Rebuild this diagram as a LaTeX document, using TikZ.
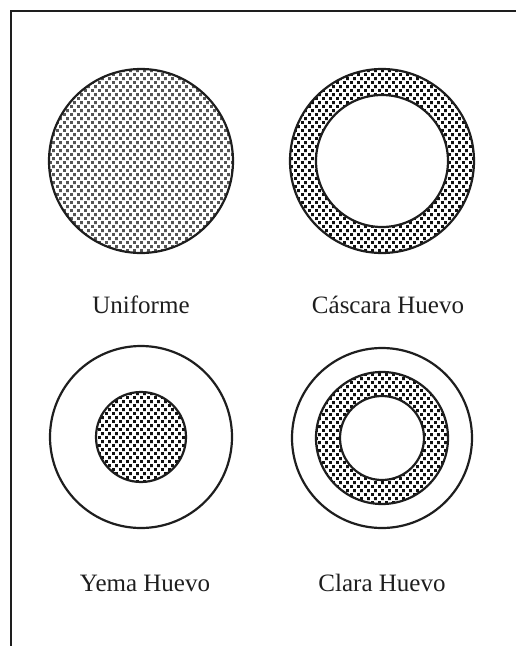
\documentclass[tikz,border=0pt]{standalone}
\usepackage{fontspec}
\setmainfont{Liberation Serif}
\usetikzlibrary{patterns}
\pgfdeclarepatternformonly{sqdots}{\pgfpointorigin}{\pgfqpoint{7pt}{8.4pt}}{\pgfqpoint{7pt}{8.4pt}}{%
  \pgfpathrectangle{\pgfqpoint{0pt}{0pt}}{\pgfqpoint{3.2pt}{3.2pt}}%
  \pgfpathrectangle{\pgfqpoint{3.5pt}{4.2pt}}{\pgfqpoint{3.2pt}{3.2pt}}%
  \pgfusepath{fill}}
\definecolor{lightdot}{HTML}{555555}
\definecolor{darkdot}{HTML}{111111}
\definecolor{ink}{HTML}{1E1E1E}
\tikzset{
  ring/.style={draw=ink, line width=2.2pt},
  graydots/.style={ring, pattern=sqdots, pattern color=lightdot},
  blackdots/.style={ring, pattern=sqdots, pattern color=darkdot},
  plain/.style={ring, fill=white},
  lbl/.style={anchor=base, font=\fontsize{25}{29}\selectfont, text=ink, inner sep=0pt},
  frame/.style={draw=ink, line width=2.2pt}
}
\begin{document}
\begin{tikzpicture}[x=1pt,y=-1pt]
\useasboundingbox (0,0) rectangle (516,646);
\coordinate (fb) at (11,646);
\coordinate (fc) at (11,11);
\coordinate (fr) at (516,11);
\draw[frame] (fb) -- (fc) -- (fr);
% Uniforme
\path[graydots] (141,161) circle[radius=92];
\node[lbl] (l1) at (141,313) {Uniforme};
% Cascara Huevo
\path[blackdots] (382,161) circle[radius=92];
\path[plain] (382,161) circle[radius=66];
\node[lbl] (l2) at (388,313) {Cáscara Huevo};
% Yema Huevo
\path[plain] (141,437) circle[radius=91];
\path[blackdots] (141,437) circle[radius=45];
\node[lbl] (l3) at (145,591) {Yema Huevo};
% Clara Huevo
\path[plain] (382,438) circle[radius=90];
\path[blackdots] (382,438) circle[radius=66];
\path[plain] (382,438) circle[radius=42];
\node[lbl] (l4) at (382,591) {Clara Huevo};
\end{tikzpicture}
\end{document}
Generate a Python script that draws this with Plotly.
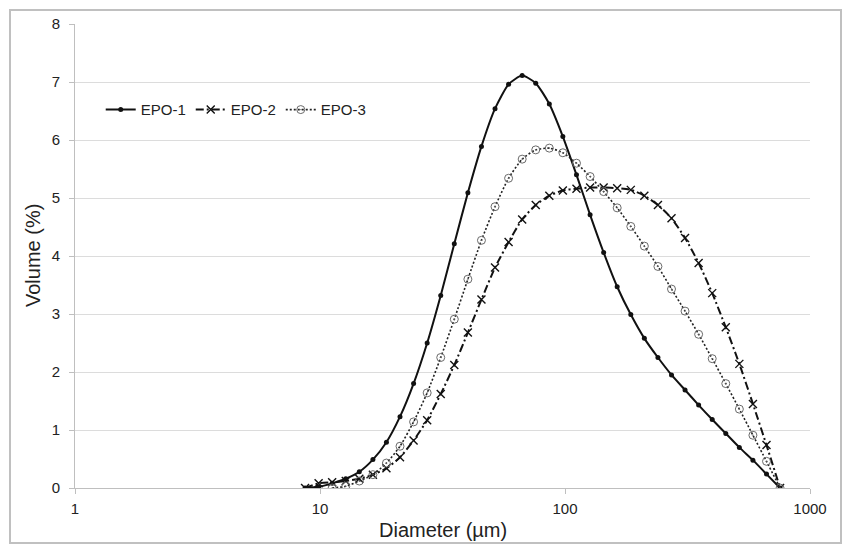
import plotly.graph_objects as go

# Diameters (µm)
diam = [8.69, 9.87, 11.21, 12.74, 14.47, 16.44, 18.67, 21.21, 24.10, 27.38,
        31.10, 35.33, 40.14, 45.60, 51.80, 58.85, 66.86, 75.95, 86.30, 98.0,
        111.4, 126.6, 143.8, 163.3, 185.6, 210.8, 239.5, 272.1, 309.0, 351.1,
        398.9, 453.2, 514.8, 584.8, 664.4, 754.8]

epo1 = [0.0, 0.02, 0.08, 0.16, 0.28, 0.49, 0.79, 1.23, 1.80, 2.50,
        3.32, 4.21, 5.09, 5.89, 6.54, 6.96, 7.11, 6.98, 6.62, 6.06,
        5.40, 4.71, 4.06, 3.47, 2.99, 2.58, 2.25, 1.95, 1.69, 1.43,
        1.18, 0.94, 0.70, 0.48, 0.24, 0.0]

epo2 = [0.0, 0.08, 0.10, 0.12, 0.16, 0.23, 0.34, 0.53, 0.82, 1.17,
        1.62, 2.12, 2.68, 3.25, 3.80, 4.24, 4.63, 4.88, 5.04, 5.13,
        5.16, 5.18, 5.18, 5.17, 5.14, 5.04, 4.88, 4.65, 4.31, 3.88,
        3.36, 2.77, 2.14, 1.45, 0.74, 0.0]

diam3 = diam[2:]
epo3 = [0.0, 0.03, 0.12, 0.23, 0.43, 0.72, 1.14, 1.64,
        2.25, 2.91, 3.60, 4.27, 4.85, 5.34, 5.67, 5.83, 5.86, 5.78,
        5.60, 5.37, 5.11, 4.83, 4.51, 4.17, 3.82, 3.43, 3.05, 2.65,
        2.23, 1.80, 1.36, 0.91, 0.46, 0.0]

x_ticks = [1, 10, 100, 1000]
x_ticktext = ["1", "10", "100", "1000"]
x_title = "Diameter (µm)"
y_title = "Volume (%)"

FONT = "Liberation Sans, Arial, sans-serif"

fig = go.Figure()
fig.add_trace(go.Scatter(
    x=diam, y=epo1, name="EPO-1", mode="lines+markers",
    line=dict(color="#111111", width=2, shape="spline", smoothing=0.6),
    marker=dict(symbol="circle", size=5, color="#111111"),
))
fig.add_trace(go.Scatter(
    x=diam, y=epo2, name="EPO-2", mode="lines+markers",
    line=dict(color="#111111", width=2, dash="8px,3px,2px,3px", shape="spline", smoothing=0.6),
    marker=dict(symbol="x-thin-open", size=8, line=dict(color="#333333", width=1.4)),
))
fig.add_trace(go.Scatter(
    x=diam3, y=epo3, name="EPO-3", mode="lines+markers",
    line=dict(color="#222222", width=1.6, dash="2px,2px", shape="spline", smoothing=0.6),
    marker=dict(symbol="circle-open-dot", size=8, color="#6a6a6a", line=dict(color="#6a6a6a", width=1)),
))

L, R, T, B = 75, 33, 24, 56
W, H = 843, 544
pw, ph = W - L - R, H - T - B

fig.update_layout(
    width=W, height=H,
    margin=dict(l=L, r=R, t=T, b=B),
    paper_bgcolor="white", plot_bgcolor="white",
    font=dict(family=FONT, size=15, color="#222222"),
    showlegend=True,
    legend=dict(orientation="h", x=0.035, y=0.815, xanchor="left", yanchor="middle",
                bgcolor="rgba(0,0,0,0)", font=dict(size=15, color="#222222"),
                itemwidth=30, tracegroupgap=0),
    xaxis=dict(type="log", range=[0, 3], tickvals=x_ticks, ticktext=x_ticktext,
               showgrid=False, showline=True, linecolor="#bfbfbf", linewidth=1,
               ticks="outside", tickcolor="#bfbfbf", ticklen=5, ticklabelstandoff=2,
               tickfont=dict(size=15, color="#222222"),
               automargin=False, zeroline=False),
    yaxis=dict(range=[0, 8], dtick=1, showgrid=True, gridcolor="#dcdcdc", gridwidth=1,
               showline=True, linecolor="#bfbfbf", linewidth=1,
               ticks="outside", tickcolor="#bfbfbf", ticklen=5, ticklabelstandoff=6,
               tickfont=dict(size=15, color="#222222"),
               automargin=False, zeroline=False),
)

fig.add_annotation(text=x_title, xref="paper", yref="paper",
                   x=(443 - L) / pw, y=(H - B - 530) / ph,
                   xanchor="center", yanchor="middle", showarrow=False,
                   font=dict(size=20, color="#222222"))
fig.add_annotation(text=y_title, xref="paper", yref="paper",
                   x=(33 - L) / pw, y=(H - B - 256) / ph, textangle=-90,
                   xanchor="center", yanchor="middle", showarrow=False,
                   font=dict(size=20, color="#222222"))

# outer chart frame
fig.add_shape(type="rect", xref="paper", yref="paper",
              x0=(10 - L) / pw, x1=(841 - L) / pw,
              y0=(H - B - 543) / ph, y1=(H - B - 10) / ph,
              line=dict(color="#c0c0c0", width=2), fillcolor="rgba(0,0,0,0)", layer="below")

fig.write_html("out.html", config={"displayModeBar": False},
               post_script="document.body.style.margin='0px';document.body.style.overflow='hidden';")
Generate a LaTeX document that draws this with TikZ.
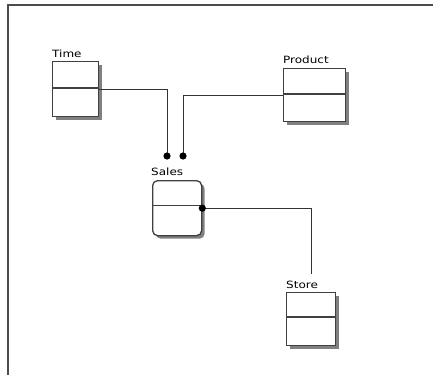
\documentclass[tikz,border=0pt]{standalone}
\usepackage{fontspec}
\newfontfamily\lblfont[FakeStretch=1.2]{DejaVu Sans}
\usetikzlibrary{shadows,calc}
\begin{document}
\begin{tikzpicture}[x=1pt,y=-1pt,
  entity/.style={draw=black!75, line width=1.3pt, fill=white, inner sep=0pt,
    anchor=north west,
    drop shadow={shadow xshift=3pt, shadow yshift=-3pt, fill=black!55, opacity=0.9}},
  divider/.style={draw=black!75, line width=1.3pt},
  conn/.style={draw=black!80, line width=1pt},
  dot/.style={fill=black},
  lbl/.style={anchor=base west, inner sep=0pt, font=\lblfont\fontsize{10}{12}\selectfont, text=black},
  frame/.style={draw=black!70, line width=2pt}]
\useasboundingbox (0,0) rectangle (433,375);
\fill[white] (0,0) rectangle (433,375);
\draw[frame] (8,375) -- (8,5) -- (433,5);

% entities
\node[entity, minimum width=46pt, minimum height=55pt] (time) at (52,61) {};
\node[entity, minimum width=62pt, minimum height=53pt] (product) at (283,68) {};
\node[entity, rounded corners=5pt, minimum width=49pt, minimum height=55pt] (sales) at (152,180) {};
\node[entity, minimum width=49pt, minimum height=53pt] (store) at (286,292) {};

% dividers
\draw[divider] ($(time.north west)+(0,27)$) -- ($(time.north east)+(0,27)$);
\draw[divider] ($(product.north west)+(0,26)$) -- ($(product.north east)+(0,26)$);
\draw[divider] ($(sales.north west)+(0,25.5)$) -- ($(sales.north east)+(0,25.5)$);
\draw[divider] ($(store.north west)+(0,25)$) -- ($(store.north east)+(0,25)$);

% labels
\node[lbl] (timelbl) at (52,57) {Time};
\node[lbl] (productlbl) at (283,63) {Product};
\node[lbl] (saleslbl) at (151,175.5) {Sales};
\node[lbl] (storelbl) at (286,288.5) {Store};

% connector ends
\coordinate (d1) at (167,156);
\coordinate (d2) at (183,156);
\coordinate (s1) at (311,274);

\draw[conn] (time.east) -| (d1);
\draw[conn] (product.west) -| (d2);
\draw[conn] (sales.east) -| (s1);

\fill[dot] (d1) circle (3.6);
\fill[dot] (d2) circle (3.6);
\fill[dot] (sales.east) circle (3.6);
\end{tikzpicture}
\end{document}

+-------+

## The exercise:
Above are the records. Copy word for word only their lines from the one holding "Generate a Python" through the one holding "pw, ph = W - L - R, H - T - B", both included, and skip the images.

## Solution to the problem:
Generate a Python script that draws this with Plotly.
import plotly.graph_objects as go

# Diameters (µm)
diam = [8.69, 9.87, 11.21, 12.74, 14.47, 16.44, 18.67, 21.21, 24.10, 27.38,
        31.10, 35.33, 40.14, 45.60, 51.80, 58.85, 66.86, 75.95, 86.30, 98.0,
        111.4, 126.6, 143.8, 163.3, 185.6, 210.8, 239.5, 272.1, 309.0, 351.1,
        398.9, 453.2, 514.8, 584.8, 664.4, 754.8]

epo1 = [0.0, 0.02, 0.08, 0.16, 0.28, 0.49, 0.79, 1.23, 1.80, 2.50,
        3.32, 4.21, 5.09, 5.89, 6.54, 6.96, 7.11, 6.98, 6.62, 6.06,
        5.40, 4.71, 4.06, 3.47, 2.99, 2.58, 2.25, 1.95, 1.69, 1.43,
        1.18, 0.94, 0.70, 0.48, 0.24, 0.0]

epo2 = [0.0, 0.08, 0.10, 0.12, 0.16, 0.23, 0.34, 0.53, 0.82, 1.17,
        1.62, 2.12, 2.68, 3.25, 3.80, 4.24, 4.63, 4.88, 5.04, 5.13,
        5.16, 5.18, 5.18, 5.17, 5.14, 5.04, 4.88, 4.65, 4.31, 3.88,
        3.36, 2.77, 2.14, 1.45, 0.74, 0.0]

diam3 = diam[2:]
epo3 = [0.0, 0.03, 0.12, 0.23, 0.43, 0.72, 1.14, 1.64,
        2.25, 2.91, 3.60, 4.27, 4.85, 5.34, 5.67, 5.83, 5.86, 5.78,
        5.60, 5.37, 5.11, 4.83, 4.51, 4.17, 3.82, 3.43, 3.05, 2.65,
        2.23, 1.80, 1.36, 0.91, 0.46, 0.0]

x_ticks = [1, 10, 100, 1000]
x_ticktext = ["1", "10", "100", "1000"]
x_title = "Diameter (µm)"
y_title = "Volume (%)"

FONT = "Liberation Sans, Arial, sans-serif"

fig = go.Figure()
fig.add_trace(go.Scatter(
    x=diam, y=epo1, name="EPO-1", mode="lines+markers",
    line=dict(color="#111111", width=2, shape="spline", smoothing=0.6),
    marker=dict(symbol="circle", size=5, color="#111111"),
))
fig.add_trace(go.Scatter(
    x=diam, y=epo2, name="EPO-2", mode="lines+markers",
    line=dict(color="#111111", width=2, dash="8px,3px,2px,3px", shape="spline", smoothing=0.6),
    marker=dict(symbol="x-thin-open", size=8, line=dict(color="#333333", width=1.4)),
))
fig.add_trace(go.Scatter(
    x=diam3, y=epo3, name="EPO-3", mode="lines+markers",
    line=dict(color="#222222", width=1.6, dash="2px,2px", shape="spline", smoothing=0.6),
    marker=dict(symbol="circle-open-dot", size=8, color="#6a6a6a", line=dict(color="#6a6a6a", width=1)),
))

L, R, T, B = 75, 33, 24, 56
W, H = 843, 544
pw, ph = W - L - R, H - T - B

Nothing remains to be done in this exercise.